▶ TASK DETAILS
Exactly reproduce the entries, dropping any pictures from your copy.

* BEGIN *

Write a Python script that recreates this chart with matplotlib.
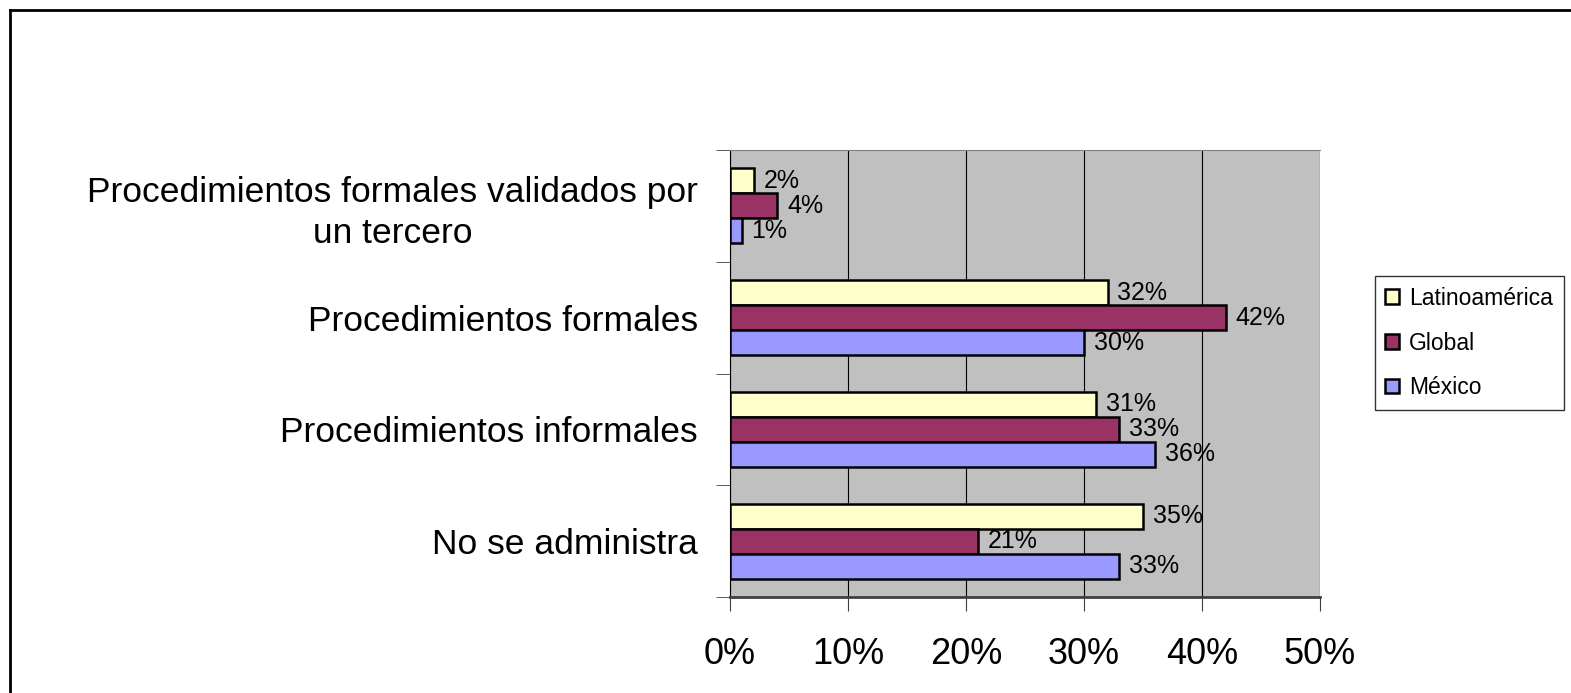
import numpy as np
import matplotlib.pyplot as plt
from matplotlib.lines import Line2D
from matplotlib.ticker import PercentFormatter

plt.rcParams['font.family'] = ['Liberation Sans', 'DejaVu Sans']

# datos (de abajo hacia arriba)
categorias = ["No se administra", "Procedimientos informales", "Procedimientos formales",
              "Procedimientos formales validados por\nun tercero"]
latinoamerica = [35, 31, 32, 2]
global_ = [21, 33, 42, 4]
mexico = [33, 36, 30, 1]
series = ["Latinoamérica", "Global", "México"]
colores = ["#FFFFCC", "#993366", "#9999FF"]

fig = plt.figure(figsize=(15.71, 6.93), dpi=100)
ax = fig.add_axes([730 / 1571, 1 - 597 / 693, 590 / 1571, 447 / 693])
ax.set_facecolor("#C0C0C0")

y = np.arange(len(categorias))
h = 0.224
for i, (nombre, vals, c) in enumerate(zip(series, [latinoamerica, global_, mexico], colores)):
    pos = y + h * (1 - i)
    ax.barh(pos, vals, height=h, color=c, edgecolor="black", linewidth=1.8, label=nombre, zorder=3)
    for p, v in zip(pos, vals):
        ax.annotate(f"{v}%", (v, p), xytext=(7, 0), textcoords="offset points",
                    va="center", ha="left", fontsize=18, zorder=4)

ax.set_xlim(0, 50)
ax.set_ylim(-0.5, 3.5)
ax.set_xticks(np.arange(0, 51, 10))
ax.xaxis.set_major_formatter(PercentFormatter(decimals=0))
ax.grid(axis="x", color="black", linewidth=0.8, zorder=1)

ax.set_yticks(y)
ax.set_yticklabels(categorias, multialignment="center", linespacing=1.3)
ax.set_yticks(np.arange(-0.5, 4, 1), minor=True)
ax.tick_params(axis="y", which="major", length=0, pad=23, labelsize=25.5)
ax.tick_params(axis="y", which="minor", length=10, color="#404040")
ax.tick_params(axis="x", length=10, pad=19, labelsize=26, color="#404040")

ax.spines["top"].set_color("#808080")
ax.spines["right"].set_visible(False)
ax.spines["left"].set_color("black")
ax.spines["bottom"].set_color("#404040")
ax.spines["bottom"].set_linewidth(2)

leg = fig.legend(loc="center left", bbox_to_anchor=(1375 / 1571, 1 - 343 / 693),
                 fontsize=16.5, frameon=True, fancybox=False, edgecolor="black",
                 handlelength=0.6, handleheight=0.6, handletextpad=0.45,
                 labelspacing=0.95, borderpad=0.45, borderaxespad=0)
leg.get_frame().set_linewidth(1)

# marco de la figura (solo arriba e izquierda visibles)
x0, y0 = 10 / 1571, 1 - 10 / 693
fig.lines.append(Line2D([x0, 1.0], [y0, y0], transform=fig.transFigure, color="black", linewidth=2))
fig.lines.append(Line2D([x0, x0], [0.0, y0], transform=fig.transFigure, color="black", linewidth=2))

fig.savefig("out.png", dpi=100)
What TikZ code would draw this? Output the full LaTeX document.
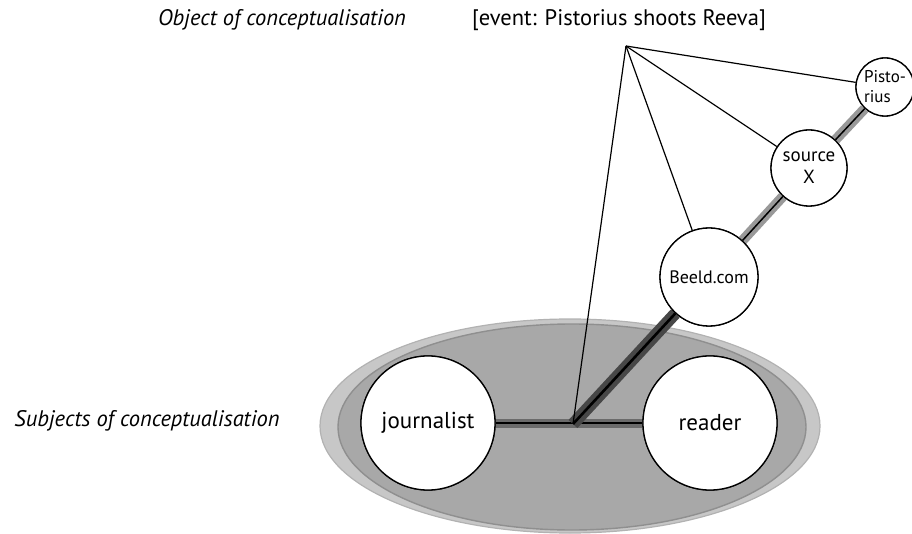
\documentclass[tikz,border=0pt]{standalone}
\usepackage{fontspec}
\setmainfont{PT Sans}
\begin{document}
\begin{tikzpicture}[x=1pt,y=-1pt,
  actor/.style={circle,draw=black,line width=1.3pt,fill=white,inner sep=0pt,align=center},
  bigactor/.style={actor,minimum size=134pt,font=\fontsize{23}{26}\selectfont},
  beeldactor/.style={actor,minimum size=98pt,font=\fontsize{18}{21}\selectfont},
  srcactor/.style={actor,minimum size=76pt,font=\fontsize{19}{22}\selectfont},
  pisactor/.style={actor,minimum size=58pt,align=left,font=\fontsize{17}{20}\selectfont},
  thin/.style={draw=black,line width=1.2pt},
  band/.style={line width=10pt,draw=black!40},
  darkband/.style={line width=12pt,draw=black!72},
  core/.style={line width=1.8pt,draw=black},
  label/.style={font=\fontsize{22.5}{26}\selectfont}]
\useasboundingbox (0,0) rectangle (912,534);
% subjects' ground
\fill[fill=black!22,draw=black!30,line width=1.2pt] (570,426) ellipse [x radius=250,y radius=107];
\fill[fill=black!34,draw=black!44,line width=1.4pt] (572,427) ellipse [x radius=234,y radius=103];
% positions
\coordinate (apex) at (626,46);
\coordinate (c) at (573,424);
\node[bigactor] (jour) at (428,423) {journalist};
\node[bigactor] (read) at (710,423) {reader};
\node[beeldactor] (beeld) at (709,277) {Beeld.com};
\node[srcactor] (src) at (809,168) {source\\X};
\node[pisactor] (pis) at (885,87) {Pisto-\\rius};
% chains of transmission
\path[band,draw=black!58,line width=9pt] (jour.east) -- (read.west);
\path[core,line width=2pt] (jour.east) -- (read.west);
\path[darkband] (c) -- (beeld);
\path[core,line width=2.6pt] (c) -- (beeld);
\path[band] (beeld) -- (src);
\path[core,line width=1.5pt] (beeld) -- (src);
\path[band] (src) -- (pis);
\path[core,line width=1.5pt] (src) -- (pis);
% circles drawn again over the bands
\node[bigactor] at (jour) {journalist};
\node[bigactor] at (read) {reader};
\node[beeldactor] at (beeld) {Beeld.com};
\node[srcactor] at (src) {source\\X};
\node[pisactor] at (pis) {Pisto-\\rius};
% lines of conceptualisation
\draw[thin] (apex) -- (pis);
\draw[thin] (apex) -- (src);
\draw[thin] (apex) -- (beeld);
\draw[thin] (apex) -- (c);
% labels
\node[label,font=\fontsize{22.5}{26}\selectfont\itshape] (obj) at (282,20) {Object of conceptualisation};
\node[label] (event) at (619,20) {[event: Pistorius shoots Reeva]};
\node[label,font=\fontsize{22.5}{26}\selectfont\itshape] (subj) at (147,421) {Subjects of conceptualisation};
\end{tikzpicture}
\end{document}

* END *

▶ FINISHED EXERCISE
Write a Python script that recreates this chart with matplotlib.
import numpy as np
import matplotlib.pyplot as plt
from matplotlib.lines import Line2D
from matplotlib.ticker import PercentFormatter

plt.rcParams['font.family'] = ['Liberation Sans', 'DejaVu Sans']

# datos (de abajo hacia arriba)
categorias = ["No se administra", "Procedimientos informales", "Procedimientos formales",
              "Procedimientos formales validados por\nun tercero"]
latinoamerica = [35, 31, 32, 2]
global_ = [21, 33, 42, 4]
mexico = [33, 36, 30, 1]
series = ["Latinoamérica", "Global", "México"]
colores = ["#FFFFCC", "#993366", "#9999FF"]

fig = plt.figure(figsize=(15.71, 6.93), dpi=100)
ax = fig.add_axes([730 / 1571, 1 - 597 / 693, 590 / 1571, 447 / 693])
ax.set_facecolor("#C0C0C0")

y = np.arange(len(categorias))
h = 0.224
for i, (nombre, vals, c) in enumerate(zip(series, [latinoamerica, global_, mexico], colores)):
    pos = y + h * (1 - i)
    ax.barh(pos, vals, height=h, color=c, edgecolor="black", linewidth=1.8, label=nombre, zorder=3)
    for p, v in zip(pos, vals):
        ax.annotate(f"{v}%", (v, p), xytext=(7, 0), textcoords="offset points",
                    va="center", ha="left", fontsize=18, zorder=4)

ax.set_xlim(0, 50)
ax.set_ylim(-0.5, 3.5)
ax.set_xticks(np.arange(0, 51, 10))
ax.xaxis.set_major_formatter(PercentFormatter(decimals=0))
ax.grid(axis="x", color="black", linewidth=0.8, zorder=1)

ax.set_yticks(y)
ax.set_yticklabels(categorias, multialignment="center", linespacing=1.3)
ax.set_yticks(np.arange(-0.5, 4, 1), minor=True)
ax.tick_params(axis="y", which="major", length=0, pad=23, labelsize=25.5)
ax.tick_params(axis="y", which="minor", length=10, color="#404040")
ax.tick_params(axis="x", length=10, pad=19, labelsize=26, color="#404040")

ax.spines["top"].set_color("#808080")
ax.spines["right"].set_visible(False)
ax.spines["left"].set_color("black")
ax.spines["bottom"].set_color("#404040")
ax.spines["bottom"].set_linewidth(2)

leg = fig.legend(loc="center left", bbox_to_anchor=(1375 / 1571, 1 - 343 / 693),
                 fontsize=16.5, frameon=True, fancybox=False, edgecolor="black",
                 handlelength=0.6, handleheight=0.6, handletextpad=0.45,
                 labelspacing=0.95, borderpad=0.45, borderaxespad=0)
leg.get_frame().set_linewidth(1)

# marco de la figura (solo arriba e izquierda visibles)
x0, y0 = 10 / 1571, 1 - 10 / 693
fig.lines.append(Line2D([x0, 1.0], [y0, y0], transform=fig.transFigure, color="black", linewidth=2))
fig.lines.append(Line2D([x0, x0], [0.0, y0], transform=fig.transFigure, color="black", linewidth=2))

fig.savefig("out.png", dpi=100)
What TikZ code would draw this? Output the full LaTeX document.
\documentclass[tikz,border=0pt]{standalone}
\usepackage{fontspec}
\setmainfont{PT Sans}
\begin{document}
\begin{tikzpicture}[x=1pt,y=-1pt,
  actor/.style={circle,draw=black,line width=1.3pt,fill=white,inner sep=0pt,align=center},
  bigactor/.style={actor,minimum size=134pt,font=\fontsize{23}{26}\selectfont},
  beeldactor/.style={actor,minimum size=98pt,font=\fontsize{18}{21}\selectfont},
  srcactor/.style={actor,minimum size=76pt,font=\fontsize{19}{22}\selectfont},
  pisactor/.style={actor,minimum size=58pt,align=left,font=\fontsize{17}{20}\selectfont},
  thin/.style={draw=black,line width=1.2pt},
  band/.style={line width=10pt,draw=black!40},
  darkband/.style={line width=12pt,draw=black!72},
  core/.style={line width=1.8pt,draw=black},
  label/.style={font=\fontsize{22.5}{26}\selectfont}]
\useasboundingbox (0,0) rectangle (912,534);
% subjects' ground
\fill[fill=black!22,draw=black!30,line width=1.2pt] (570,426) ellipse [x radius=250,y radius=107];
\fill[fill=black!34,draw=black!44,line width=1.4pt] (572,427) ellipse [x radius=234,y radius=103];
% positions
\coordinate (apex) at (626,46);
\coordinate (c) at (573,424);
\node[bigactor] (jour) at (428,423) {journalist};
\node[bigactor] (read) at (710,423) {reader};
\node[beeldactor] (beeld) at (709,277) {Beeld.com};
\node[srcactor] (src) at (809,168) {source\\X};
\node[pisactor] (pis) at (885,87) {Pisto-\\rius};
% chains of transmission
\path[band,draw=black!58,line width=9pt] (jour.east) -- (read.west);
\path[core,line width=2pt] (jour.east) -- (read.west);
\path[darkband] (c) -- (beeld);
\path[core,line width=2.6pt] (c) -- (beeld);
\path[band] (beeld) -- (src);
\path[core,line width=1.5pt] (beeld) -- (src);
\path[band] (src) -- (pis);
\path[core,line width=1.5pt] (src) -- (pis);
% circles drawn again over the bands
\node[bigactor] at (jour) {journalist};
\node[bigactor] at (read) {reader};
\node[beeldactor] at (beeld) {Beeld.com};
\node[srcactor] at (src) {source\\X};
\node[pisactor] at (pis) {Pisto-\\rius};
% lines of conceptualisation
\draw[thin] (apex) -- (pis);
\draw[thin] (apex) -- (src);
\draw[thin] (apex) -- (beeld);
\draw[thin] (apex) -- (c);
% labels
\node[label,font=\fontsize{22.5}{26}\selectfont\itshape] (obj) at (282,20) {Object of conceptualisation};
\node[label] (event) at (619,20) {[event: Pistorius shoots Reeva]};
\node[label,font=\fontsize{22.5}{26}\selectfont\itshape] (subj) at (147,421) {Subjects of conceptualisation};
\end{tikzpicture}
\end{document}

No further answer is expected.